Task: Give the listing again exactly, omitting its images.

Data section:

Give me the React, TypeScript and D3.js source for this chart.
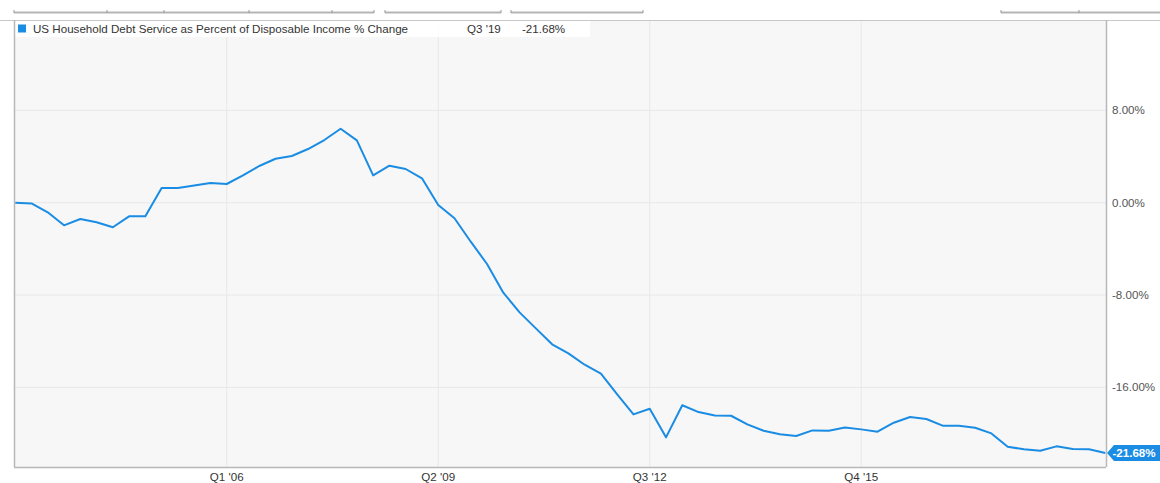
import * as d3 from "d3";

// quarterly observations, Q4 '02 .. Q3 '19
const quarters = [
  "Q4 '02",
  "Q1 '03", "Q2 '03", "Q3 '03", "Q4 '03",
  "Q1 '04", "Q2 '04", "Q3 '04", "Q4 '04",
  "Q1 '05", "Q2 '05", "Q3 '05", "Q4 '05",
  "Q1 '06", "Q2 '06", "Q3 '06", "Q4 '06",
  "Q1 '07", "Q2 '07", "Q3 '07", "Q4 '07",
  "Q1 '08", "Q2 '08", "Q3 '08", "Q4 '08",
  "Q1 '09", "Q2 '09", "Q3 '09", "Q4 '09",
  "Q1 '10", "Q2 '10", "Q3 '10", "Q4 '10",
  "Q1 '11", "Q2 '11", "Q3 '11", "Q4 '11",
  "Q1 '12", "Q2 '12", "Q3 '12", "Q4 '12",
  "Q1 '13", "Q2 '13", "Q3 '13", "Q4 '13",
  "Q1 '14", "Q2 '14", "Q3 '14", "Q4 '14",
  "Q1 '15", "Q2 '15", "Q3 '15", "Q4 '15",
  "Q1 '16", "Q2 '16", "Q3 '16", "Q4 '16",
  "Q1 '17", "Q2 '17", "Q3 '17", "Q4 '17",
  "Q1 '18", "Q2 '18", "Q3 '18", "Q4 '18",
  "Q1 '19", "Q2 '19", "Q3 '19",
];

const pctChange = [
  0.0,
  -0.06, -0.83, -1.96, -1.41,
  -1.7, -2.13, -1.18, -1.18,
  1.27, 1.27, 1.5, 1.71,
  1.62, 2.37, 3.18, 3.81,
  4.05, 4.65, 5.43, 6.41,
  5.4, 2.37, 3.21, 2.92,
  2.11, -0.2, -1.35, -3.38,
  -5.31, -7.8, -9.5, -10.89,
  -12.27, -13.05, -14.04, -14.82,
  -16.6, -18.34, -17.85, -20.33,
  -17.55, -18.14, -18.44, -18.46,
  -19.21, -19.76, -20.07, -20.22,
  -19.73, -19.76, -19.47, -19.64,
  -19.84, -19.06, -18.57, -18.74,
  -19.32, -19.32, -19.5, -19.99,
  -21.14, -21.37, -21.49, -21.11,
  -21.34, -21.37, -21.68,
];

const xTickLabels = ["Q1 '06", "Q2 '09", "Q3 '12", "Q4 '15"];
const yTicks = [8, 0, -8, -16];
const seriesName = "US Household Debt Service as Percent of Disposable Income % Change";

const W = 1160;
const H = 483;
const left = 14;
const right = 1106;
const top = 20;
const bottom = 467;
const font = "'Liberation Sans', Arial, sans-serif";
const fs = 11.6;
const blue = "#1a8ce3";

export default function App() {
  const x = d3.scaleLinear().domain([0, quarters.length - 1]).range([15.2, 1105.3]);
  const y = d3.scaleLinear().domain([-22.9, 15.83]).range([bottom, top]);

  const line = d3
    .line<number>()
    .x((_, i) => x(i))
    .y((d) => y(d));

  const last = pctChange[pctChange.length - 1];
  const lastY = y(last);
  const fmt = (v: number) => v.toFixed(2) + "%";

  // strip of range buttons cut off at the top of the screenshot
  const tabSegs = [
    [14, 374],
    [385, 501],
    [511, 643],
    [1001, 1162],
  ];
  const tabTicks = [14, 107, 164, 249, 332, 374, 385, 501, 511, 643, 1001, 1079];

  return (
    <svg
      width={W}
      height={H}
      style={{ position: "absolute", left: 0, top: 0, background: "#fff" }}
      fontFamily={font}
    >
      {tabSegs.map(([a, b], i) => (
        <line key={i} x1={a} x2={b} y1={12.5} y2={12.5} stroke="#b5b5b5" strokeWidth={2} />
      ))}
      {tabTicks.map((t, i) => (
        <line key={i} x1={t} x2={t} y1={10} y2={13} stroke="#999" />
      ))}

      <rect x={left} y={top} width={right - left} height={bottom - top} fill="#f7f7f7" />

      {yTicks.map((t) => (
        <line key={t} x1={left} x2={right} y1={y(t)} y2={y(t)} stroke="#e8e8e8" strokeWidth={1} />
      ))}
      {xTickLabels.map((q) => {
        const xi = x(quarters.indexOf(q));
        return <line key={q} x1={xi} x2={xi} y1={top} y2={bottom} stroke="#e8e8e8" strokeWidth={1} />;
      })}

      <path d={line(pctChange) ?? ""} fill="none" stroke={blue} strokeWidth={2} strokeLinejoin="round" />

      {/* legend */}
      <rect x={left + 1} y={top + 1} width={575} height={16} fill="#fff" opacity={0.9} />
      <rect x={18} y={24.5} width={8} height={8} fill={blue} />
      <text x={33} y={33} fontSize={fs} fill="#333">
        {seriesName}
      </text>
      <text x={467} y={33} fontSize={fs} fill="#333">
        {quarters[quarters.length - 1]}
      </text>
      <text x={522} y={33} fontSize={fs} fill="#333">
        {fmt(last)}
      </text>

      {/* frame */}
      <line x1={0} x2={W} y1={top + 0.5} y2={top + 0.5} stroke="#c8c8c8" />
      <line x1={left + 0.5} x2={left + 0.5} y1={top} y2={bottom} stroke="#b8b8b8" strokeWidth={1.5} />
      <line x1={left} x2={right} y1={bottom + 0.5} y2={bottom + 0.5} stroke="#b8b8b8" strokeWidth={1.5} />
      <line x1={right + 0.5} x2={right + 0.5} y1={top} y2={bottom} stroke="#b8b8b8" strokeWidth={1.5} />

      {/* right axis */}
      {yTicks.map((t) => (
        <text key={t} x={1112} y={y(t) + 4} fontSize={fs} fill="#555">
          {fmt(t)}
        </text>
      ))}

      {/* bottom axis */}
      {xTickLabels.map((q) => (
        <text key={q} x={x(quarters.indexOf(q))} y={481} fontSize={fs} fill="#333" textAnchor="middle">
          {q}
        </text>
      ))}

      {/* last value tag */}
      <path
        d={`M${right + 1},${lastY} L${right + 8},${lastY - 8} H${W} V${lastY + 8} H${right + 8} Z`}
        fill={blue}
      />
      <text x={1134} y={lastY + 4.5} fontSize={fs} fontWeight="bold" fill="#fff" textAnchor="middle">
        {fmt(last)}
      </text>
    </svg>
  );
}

Full response:
Give me the React, TypeScript and D3.js source for this chart.
import * as d3 from "d3";

// quarterly observations, Q4 '02 .. Q3 '19
const quarters = [
  "Q4 '02",
  "Q1 '03", "Q2 '03", "Q3 '03", "Q4 '03",
  "Q1 '04", "Q2 '04", "Q3 '04", "Q4 '04",
  "Q1 '05", "Q2 '05", "Q3 '05", "Q4 '05",
  "Q1 '06", "Q2 '06", "Q3 '06", "Q4 '06",
  "Q1 '07", "Q2 '07", "Q3 '07", "Q4 '07",
  "Q1 '08", "Q2 '08", "Q3 '08", "Q4 '08",
  "Q1 '09", "Q2 '09", "Q3 '09", "Q4 '09",
  "Q1 '10", "Q2 '10", "Q3 '10", "Q4 '10",
  "Q1 '11", "Q2 '11", "Q3 '11", "Q4 '11",
  "Q1 '12", "Q2 '12", "Q3 '12", "Q4 '12",
  "Q1 '13", "Q2 '13", "Q3 '13", "Q4 '13",
  "Q1 '14", "Q2 '14", "Q3 '14", "Q4 '14",
  "Q1 '15", "Q2 '15", "Q3 '15", "Q4 '15",
  "Q1 '16", "Q2 '16", "Q3 '16", "Q4 '16",
  "Q1 '17", "Q2 '17", "Q3 '17", "Q4 '17",
  "Q1 '18", "Q2 '18", "Q3 '18", "Q4 '18",
  "Q1 '19", "Q2 '19", "Q3 '19",
];

const pctChange = [
  0.0,
  -0.06, -0.83, -1.96, -1.41,
  -1.7, -2.13, -1.18, -1.18,
  1.27, 1.27, 1.5, 1.71,
  1.62, 2.37, 3.18, 3.81,
  4.05, 4.65, 5.43, 6.41,
  5.4, 2.37, 3.21, 2.92,
  2.11, -0.2, -1.35, -3.38,
  -5.31, -7.8, -9.5, -10.89,
  -12.27, -13.05, -14.04, -14.82,
  -16.6, -18.34, -17.85, -20.33,
  -17.55, -18.14, -18.44, -18.46,
  -19.21, -19.76, -20.07, -20.22,
  -19.73, -19.76, -19.47, -19.64,
  -19.84, -19.06, -18.57, -18.74,
  -19.32, -19.32, -19.5, -19.99,
  -21.14, -21.37, -21.49, -21.11,
  -21.34, -21.37, -21.68,
];

const xTickLabels = ["Q1 '06", "Q2 '09", "Q3 '12", "Q4 '15"];
const yTicks = [8, 0, -8, -16];
const seriesName = "US Household Debt Service as Percent of Disposable Income % Change";

const W = 1160;
const H = 483;
const left = 14;
const right = 1106;
const top = 20;
const bottom = 467;
const font = "'Liberation Sans', Arial, sans-serif";
const fs = 11.6;
const blue = "#1a8ce3";

export default function App() {
  const x = d3.scaleLinear().domain([0, quarters.length - 1]).range([15.2, 1105.3]);
  const y = d3.scaleLinear().domain([-22.9, 15.83]).range([bottom, top]);

  const line = d3
    .line<number>()
    .x((_, i) => x(i))
    .y((d) => y(d));

  const last = pctChange[pctChange.length - 1];
  const lastY = y(last);
  const fmt = (v: number) => v.toFixed(2) + "%";

  // strip of range buttons cut off at the top of the screenshot
  const tabSegs = [
    [14, 374],
    [385, 501],
    [511, 643],
    [1001, 1162],
  ];
  const tabTicks = [14, 107, 164, 249, 332, 374, 385, 501, 511, 643, 1001, 1079];

  return (
    <svg
      width={W}
      height={H}
      style={{ position: "absolute", left: 0, top: 0, background: "#fff" }}
      fontFamily={font}
    >
      {tabSegs.map(([a, b], i) => (
        <line key={i} x1={a} x2={b} y1={12.5} y2={12.5} stroke="#b5b5b5" strokeWidth={2} />
      ))}
      {tabTicks.map((t, i) => (
        <line key={i} x1={t} x2={t} y1={10} y2={13} stroke="#999" />
      ))}

      <rect x={left} y={top} width={right - left} height={bottom - top} fill="#f7f7f7" />

      {yTicks.map((t) => (
        <line key={t} x1={left} x2={right} y1={y(t)} y2={y(t)} stroke="#e8e8e8" strokeWidth={1} />
      ))}
      {xTickLabels.map((q) => {
        const xi = x(quarters.indexOf(q));
        return <line key={q} x1={xi} x2={xi} y1={top} y2={bottom} stroke="#e8e8e8" strokeWidth={1} />;
      })}

      <path d={line(pctChange) ?? ""} fill="none" stroke={blue} strokeWidth={2} strokeLinejoin="round" />

      {/* legend */}
      <rect x={left + 1} y={top + 1} width={575} height={16} fill="#fff" opacity={0.9} />
      <rect x={18} y={24.5} width={8} height={8} fill={blue} />
      <text x={33} y={33} fontSize={fs} fill="#333">
        {seriesName}
      </text>
      <text x={467} y={33} fontSize={fs} fill="#333">
        {quarters[quarters.length - 1]}
      </text>
      <text x={522} y={33} fontSize={fs} fill="#333">
        {fmt(last)}
      </text>

      {/* frame */}
      <line x1={0} x2={W} y1={top + 0.5} y2={top + 0.5} stroke="#c8c8c8" />
      <line x1={left + 0.5} x2={left + 0.5} y1={top} y2={bottom} stroke="#b8b8b8" strokeWidth={1.5} />
      <line x1={left} x2={right} y1={bottom + 0.5} y2={bottom + 0.5} stroke="#b8b8b8" strokeWidth={1.5} />
      <line x1={right + 0.5} x2={right + 0.5} y1={top} y2={bottom} stroke="#b8b8b8" strokeWidth={1.5} />

      {/* right axis */}
      {yTicks.map((t) => (
        <text key={t} x={1112} y={y(t) + 4} fontSize={fs} fill="#555">
          {fmt(t)}
        </text>
      ))}

      {/* bottom axis */}
      {xTickLabels.map((q) => (
        <text key={q} x={x(quarters.indexOf(q))} y={481} fontSize={fs} fill="#333" textAnchor="middle">
          {q}
        </text>
      ))}

      {/* last value tag */}
      <path
        d={`M${right + 1},${lastY} L${right + 8},${lastY - 8} H${W} V${lastY + 8} H${right + 8} Z`}
        fill={blue}
      />
      <text x={1134} y={lastY + 4.5} fontSize={fs} fontWeight="bold" fill="#fff" textAnchor="middle">
        {fmt(last)}
      </text>
    </svg>
  );
}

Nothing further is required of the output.